Success Stories | Mar 26, 2019 | admin
Success Story: David Zhong ’19 in JPMorgan Chase internship
David Zhong, MBA ’19, is no stranger to internships. As an undergraduate finance student at Drexel, he gained experience as an operations analyst, finance controller, and investments representative. Now that he’s in graduate school, he wanted his internship experience as a summer associate at JPMorgan Chase to be even more meaningful.
His goal for his time at Fordham was to progress his career to the next, more senior, managerial level, and that meant picking an area on which to focus. While he had worked in finance for nearly four years at companies including Capital One, Wells Fargo, and KPMG, Zhong still wanted to “decide on a [specific] career that challenges me every day.”
He found that his summer internship was the perfect place to try out the different areas of the industry, such as consulting, compliance, and risk.
Zhong started in risk advisory and then transferred to enterprise management, and, in both areas, he says he was pleasantly surprised to be given real responsibilities, including strategic initiatives and budget management, and to be treated as a part of the team, as opposed to being assigned the more basic types of tasks he remembers performing in his undergraduate internships.
This treatment gave him the space to expand upon his interests.
After learning “so much about project management and financial services in New York,” he has decided to pursue a project management role in consulting.
That’s not set in stone though.
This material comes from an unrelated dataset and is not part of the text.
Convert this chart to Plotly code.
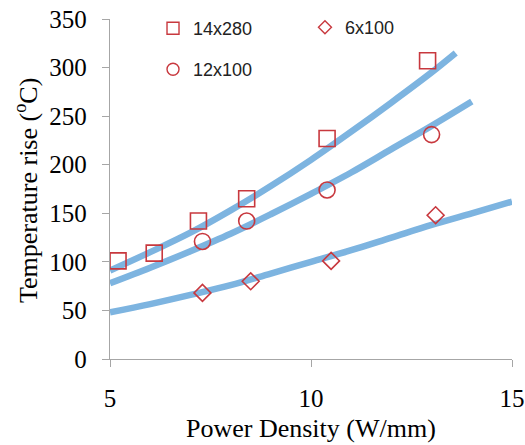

Zhong is focusing his final year at the Gabelli School on “learning as much as I can before I leave,” which includes doing more networking and exploring, of both the finance industry and New York. He loves to experience different areas of the city on the weekends.
He also loves to travel, having squeezed in a visit to Barcelona and Amsterdam over the summer, so saving money for future trips is a priority as well.
To professionals considering pursuing their MBA, Zhong suggests to “make sure you’re at a place in your career where you’re ready to advance to the next level.”
And once you’ve started the program, “network as much as possible and try to connect with people in your industry. Also, continue to develop your interviewing skills with Fordham resources and mentors. You may find that there is always a better way to present yourself and prove your value.”
The most important lesson he’s learned, which he says applies to both undergraduates and graduate students—and everyone—is one he’s tried to keep in mind this year:
“Our futures are only in our own hands—it’s not up to anyone else.”